Basic Concepts

This page describes basic concepts and terminology commonly used when working with Crown.

Project

A project in Crown is a folder that contains all the resources that describe your game. Resources are plain-text files (with some exceptions) identified by their relative path (to the project’s root).

You are free to organize resources in a project however you like. However, to avoid confusion it is recommended to put units in their own folder because they often consist of multiple files (e.g. a resource for a tree may consist of a tree.unit, tree.material and tree.lua files).

Resource paths and names

All paths in Crown are unix-style (forward slashes). Only canonical/normalized paths are allowed.

Resources in a project are identified by their relative path to the project’s folder, without extension.

For example, to refer to the unit named “units/player/player.unit” you will use the string “units/player/player”.

Unit and Components

Units are the fundamental building blocks in Crown. Units can be used to represent any object that exists in a game world - a character, a tree, a vehicle, a light etc.

By default, units are empty. You add functionality to a Unit by adding Components to it. No component is mandatory, units can be just empty IDs.

Crown includes a number of predefined components, some examples are:

  • Transform - specifies a position, rotation and scale in the world

  • MeshRenderer - draws a 3D mesh

  • Actor - specifies physics properties for a collider, such as mass, filter etc.

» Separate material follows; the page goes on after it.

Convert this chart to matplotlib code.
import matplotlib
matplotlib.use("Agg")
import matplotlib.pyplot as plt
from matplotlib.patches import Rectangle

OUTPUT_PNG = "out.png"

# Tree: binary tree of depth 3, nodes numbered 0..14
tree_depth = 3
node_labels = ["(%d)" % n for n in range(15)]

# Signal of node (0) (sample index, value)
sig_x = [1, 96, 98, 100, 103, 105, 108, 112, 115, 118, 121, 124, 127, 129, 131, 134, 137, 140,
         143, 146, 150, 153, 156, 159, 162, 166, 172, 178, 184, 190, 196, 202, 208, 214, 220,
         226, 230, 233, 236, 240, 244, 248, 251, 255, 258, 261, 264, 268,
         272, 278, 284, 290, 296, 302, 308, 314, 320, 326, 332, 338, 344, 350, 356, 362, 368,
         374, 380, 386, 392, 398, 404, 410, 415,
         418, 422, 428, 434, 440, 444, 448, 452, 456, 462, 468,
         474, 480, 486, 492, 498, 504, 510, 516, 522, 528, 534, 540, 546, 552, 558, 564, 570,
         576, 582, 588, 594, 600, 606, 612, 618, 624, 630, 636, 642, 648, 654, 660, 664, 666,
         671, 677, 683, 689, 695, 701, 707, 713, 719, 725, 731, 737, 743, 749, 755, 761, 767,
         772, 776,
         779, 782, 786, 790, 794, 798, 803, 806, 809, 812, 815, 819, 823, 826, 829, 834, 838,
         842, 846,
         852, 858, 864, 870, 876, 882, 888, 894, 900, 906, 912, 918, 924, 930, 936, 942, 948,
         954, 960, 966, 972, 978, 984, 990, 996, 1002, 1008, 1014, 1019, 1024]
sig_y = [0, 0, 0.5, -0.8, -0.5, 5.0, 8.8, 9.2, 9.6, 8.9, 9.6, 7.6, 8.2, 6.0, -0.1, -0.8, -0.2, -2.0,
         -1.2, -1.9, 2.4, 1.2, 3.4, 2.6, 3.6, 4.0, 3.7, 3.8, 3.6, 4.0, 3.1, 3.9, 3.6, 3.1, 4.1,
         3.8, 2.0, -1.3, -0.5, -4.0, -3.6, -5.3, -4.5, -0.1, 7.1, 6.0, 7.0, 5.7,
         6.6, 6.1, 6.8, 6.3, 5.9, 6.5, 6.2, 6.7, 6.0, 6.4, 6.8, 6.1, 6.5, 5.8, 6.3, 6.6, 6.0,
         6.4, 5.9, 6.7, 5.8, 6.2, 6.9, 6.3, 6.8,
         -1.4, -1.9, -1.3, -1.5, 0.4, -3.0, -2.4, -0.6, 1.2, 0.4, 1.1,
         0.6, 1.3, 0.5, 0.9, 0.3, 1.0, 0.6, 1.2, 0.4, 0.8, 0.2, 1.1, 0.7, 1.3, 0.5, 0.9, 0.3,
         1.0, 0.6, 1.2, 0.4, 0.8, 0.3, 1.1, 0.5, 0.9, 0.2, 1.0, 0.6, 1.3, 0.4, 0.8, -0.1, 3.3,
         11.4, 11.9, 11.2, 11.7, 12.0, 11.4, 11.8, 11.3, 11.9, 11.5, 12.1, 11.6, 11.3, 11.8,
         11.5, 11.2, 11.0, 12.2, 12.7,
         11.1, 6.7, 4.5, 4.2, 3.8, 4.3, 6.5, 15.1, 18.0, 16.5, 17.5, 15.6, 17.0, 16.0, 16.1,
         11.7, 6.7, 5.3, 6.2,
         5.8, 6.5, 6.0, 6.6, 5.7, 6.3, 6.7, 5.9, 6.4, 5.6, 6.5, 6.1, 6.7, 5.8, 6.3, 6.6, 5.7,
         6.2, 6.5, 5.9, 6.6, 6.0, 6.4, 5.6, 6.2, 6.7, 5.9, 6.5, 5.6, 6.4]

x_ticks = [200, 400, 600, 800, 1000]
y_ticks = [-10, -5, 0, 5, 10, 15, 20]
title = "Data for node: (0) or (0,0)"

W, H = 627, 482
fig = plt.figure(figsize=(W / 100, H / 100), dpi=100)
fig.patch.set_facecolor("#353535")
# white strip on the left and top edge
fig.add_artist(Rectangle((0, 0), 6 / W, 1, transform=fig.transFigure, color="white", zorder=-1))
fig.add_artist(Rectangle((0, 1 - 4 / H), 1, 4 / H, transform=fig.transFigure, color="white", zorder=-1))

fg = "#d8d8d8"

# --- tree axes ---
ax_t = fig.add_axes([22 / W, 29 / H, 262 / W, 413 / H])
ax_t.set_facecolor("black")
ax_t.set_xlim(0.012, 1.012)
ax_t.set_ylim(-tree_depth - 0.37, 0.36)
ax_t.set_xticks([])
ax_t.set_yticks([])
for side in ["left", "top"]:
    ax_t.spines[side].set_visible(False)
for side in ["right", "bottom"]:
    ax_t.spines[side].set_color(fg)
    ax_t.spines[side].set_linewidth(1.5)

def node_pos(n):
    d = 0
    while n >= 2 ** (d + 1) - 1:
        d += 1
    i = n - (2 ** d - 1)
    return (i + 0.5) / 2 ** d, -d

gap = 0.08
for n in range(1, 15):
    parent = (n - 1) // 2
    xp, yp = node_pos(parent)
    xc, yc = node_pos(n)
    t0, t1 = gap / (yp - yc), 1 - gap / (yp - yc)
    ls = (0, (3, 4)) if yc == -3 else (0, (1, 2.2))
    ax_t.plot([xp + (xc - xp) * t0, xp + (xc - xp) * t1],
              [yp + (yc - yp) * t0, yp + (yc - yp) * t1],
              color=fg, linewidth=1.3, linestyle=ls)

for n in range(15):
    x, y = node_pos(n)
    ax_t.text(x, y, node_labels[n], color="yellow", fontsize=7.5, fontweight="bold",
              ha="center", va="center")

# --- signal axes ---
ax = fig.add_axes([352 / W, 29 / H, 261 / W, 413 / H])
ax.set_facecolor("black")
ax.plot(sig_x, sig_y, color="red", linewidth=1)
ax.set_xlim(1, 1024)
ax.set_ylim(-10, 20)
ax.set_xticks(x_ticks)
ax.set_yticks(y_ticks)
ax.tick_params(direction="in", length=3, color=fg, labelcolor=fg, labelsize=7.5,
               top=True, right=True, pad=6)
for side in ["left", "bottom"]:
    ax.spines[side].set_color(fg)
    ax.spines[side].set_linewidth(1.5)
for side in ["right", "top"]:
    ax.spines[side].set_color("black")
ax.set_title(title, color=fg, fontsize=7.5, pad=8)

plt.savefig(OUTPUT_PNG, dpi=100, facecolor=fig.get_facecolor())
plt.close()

  • Script - adds logic via a Lua script

  • Light, Camera, Fog, Bloom etc.

Components can be added or removed at any time in the editor or at runtime.

Units support parent-child relationships, allowing complex hierarchies of objects to be built from many smaller units (e.g. a car with wheels, body, lights etc.).

Unit Prefab

Units can be saved to disk as a .unit resource, creating a prefab. Other units can then reference this prefab, instantly inheriting all of its components and hierarchy. Changes to a prefab are automatically propagated to every instance of that prefab.

Unit Prefabs are created by saving existing units inside the Level Editor, or, more commonly, by importing them from a meshes or sprites.

World

A World is the runtime container that holds Units and other objects and advances the game simulation. When a World is running it:

  • updates animations/audio/particles;

  • steps physics and handles collisions;

  • dispatches logic events to script components;

  • renders the visible scene;

  • etc.

A World can be populated manually via code or automatically by loading Level resources into it.

A game always has at least one active world. Multiple worlds can exist simultaneously (for example, one for the main game and one for a UI overlay), though this is uncommon.

Level

A Level (.level resource) is a saved collection of units, sounds and other objects.

Levels are authored in the Level Editor. A world can load any number of levels at the same time, enabling complex multi-layered scenes.